Your instructions:
Copy, character for character, the lines running from the one with "Emit a Python" to the one with "ph = H - T - B", ends included. Leave out every other line.

Provided data:

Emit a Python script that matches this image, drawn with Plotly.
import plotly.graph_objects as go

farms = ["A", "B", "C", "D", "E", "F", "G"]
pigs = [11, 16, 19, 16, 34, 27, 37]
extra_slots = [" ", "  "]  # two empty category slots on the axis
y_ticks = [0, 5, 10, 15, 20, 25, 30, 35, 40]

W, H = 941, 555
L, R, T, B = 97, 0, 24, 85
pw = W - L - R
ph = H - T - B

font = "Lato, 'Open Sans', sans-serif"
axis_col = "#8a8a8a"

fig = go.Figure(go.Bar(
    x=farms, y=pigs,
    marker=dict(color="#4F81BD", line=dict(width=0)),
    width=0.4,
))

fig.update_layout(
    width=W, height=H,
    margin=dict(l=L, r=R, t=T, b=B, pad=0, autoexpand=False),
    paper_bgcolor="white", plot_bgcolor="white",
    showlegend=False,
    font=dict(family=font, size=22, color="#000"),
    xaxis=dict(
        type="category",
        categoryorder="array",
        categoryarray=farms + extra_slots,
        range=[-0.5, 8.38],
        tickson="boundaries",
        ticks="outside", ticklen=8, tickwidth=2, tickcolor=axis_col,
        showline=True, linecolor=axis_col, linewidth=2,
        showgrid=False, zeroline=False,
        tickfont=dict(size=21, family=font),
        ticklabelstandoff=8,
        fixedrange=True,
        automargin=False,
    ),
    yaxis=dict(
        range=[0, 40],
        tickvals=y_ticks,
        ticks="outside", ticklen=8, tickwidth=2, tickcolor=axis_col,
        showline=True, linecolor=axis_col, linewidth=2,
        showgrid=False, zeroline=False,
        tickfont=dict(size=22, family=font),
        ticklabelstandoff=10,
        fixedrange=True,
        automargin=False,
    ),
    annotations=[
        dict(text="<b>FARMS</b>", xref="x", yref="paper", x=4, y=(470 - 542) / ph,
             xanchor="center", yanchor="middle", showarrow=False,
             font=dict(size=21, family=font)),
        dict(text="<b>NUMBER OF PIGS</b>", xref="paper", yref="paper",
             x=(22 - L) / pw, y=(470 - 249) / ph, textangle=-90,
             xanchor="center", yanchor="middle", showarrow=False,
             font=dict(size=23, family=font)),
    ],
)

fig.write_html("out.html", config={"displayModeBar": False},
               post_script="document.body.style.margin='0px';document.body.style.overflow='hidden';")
* * *
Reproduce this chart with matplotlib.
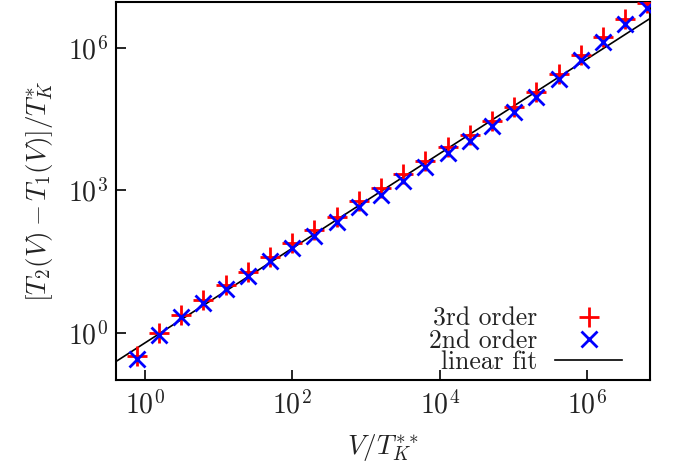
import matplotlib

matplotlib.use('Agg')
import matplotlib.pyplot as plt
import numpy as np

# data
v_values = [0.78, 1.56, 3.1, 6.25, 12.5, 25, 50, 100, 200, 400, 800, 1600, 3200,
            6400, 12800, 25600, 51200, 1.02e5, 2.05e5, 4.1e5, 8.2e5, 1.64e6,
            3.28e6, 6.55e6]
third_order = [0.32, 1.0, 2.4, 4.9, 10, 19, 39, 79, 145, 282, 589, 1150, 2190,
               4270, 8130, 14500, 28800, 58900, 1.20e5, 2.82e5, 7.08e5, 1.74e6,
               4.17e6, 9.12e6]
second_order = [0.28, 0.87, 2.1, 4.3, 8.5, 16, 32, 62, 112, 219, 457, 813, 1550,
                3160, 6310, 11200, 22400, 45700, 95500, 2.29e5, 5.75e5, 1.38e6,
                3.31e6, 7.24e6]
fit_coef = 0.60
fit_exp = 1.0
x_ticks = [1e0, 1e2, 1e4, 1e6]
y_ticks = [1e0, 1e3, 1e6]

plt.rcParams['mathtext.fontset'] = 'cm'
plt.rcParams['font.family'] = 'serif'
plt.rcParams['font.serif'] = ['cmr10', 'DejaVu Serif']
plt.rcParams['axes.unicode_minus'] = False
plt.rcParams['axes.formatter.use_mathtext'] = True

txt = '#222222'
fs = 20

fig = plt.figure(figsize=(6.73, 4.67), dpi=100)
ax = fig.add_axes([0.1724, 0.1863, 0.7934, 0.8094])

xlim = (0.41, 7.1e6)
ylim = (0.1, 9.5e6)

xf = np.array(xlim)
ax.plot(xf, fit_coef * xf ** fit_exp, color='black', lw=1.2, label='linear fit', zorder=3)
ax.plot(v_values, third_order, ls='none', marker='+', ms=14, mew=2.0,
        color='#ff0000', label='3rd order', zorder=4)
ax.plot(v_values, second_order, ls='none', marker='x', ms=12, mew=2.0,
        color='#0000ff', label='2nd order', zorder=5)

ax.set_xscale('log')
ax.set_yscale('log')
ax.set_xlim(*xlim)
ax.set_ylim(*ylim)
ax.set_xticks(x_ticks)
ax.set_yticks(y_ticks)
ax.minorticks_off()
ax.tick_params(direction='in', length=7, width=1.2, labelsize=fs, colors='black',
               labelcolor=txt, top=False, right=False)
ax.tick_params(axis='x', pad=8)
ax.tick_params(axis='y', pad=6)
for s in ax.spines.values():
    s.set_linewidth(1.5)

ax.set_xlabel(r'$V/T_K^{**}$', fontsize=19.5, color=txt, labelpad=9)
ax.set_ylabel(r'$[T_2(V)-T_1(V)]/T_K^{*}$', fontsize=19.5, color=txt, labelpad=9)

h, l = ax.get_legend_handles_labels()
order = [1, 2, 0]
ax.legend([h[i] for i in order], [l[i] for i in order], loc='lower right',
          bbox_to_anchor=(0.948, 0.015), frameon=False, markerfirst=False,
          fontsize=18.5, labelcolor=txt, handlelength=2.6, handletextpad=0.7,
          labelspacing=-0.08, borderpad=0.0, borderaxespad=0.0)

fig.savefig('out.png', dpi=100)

Task solution:
Emit a Python script that matches this image, drawn with Plotly.
import plotly.graph_objects as go

farms = ["A", "B", "C", "D", "E", "F", "G"]
pigs = [11, 16, 19, 16, 34, 27, 37]
extra_slots = [" ", "  "]  # two empty category slots on the axis
y_ticks = [0, 5, 10, 15, 20, 25, 30, 35, 40]

W, H = 941, 555
L, R, T, B = 97, 0, 24, 85
pw = W - L - R
ph = H - T - B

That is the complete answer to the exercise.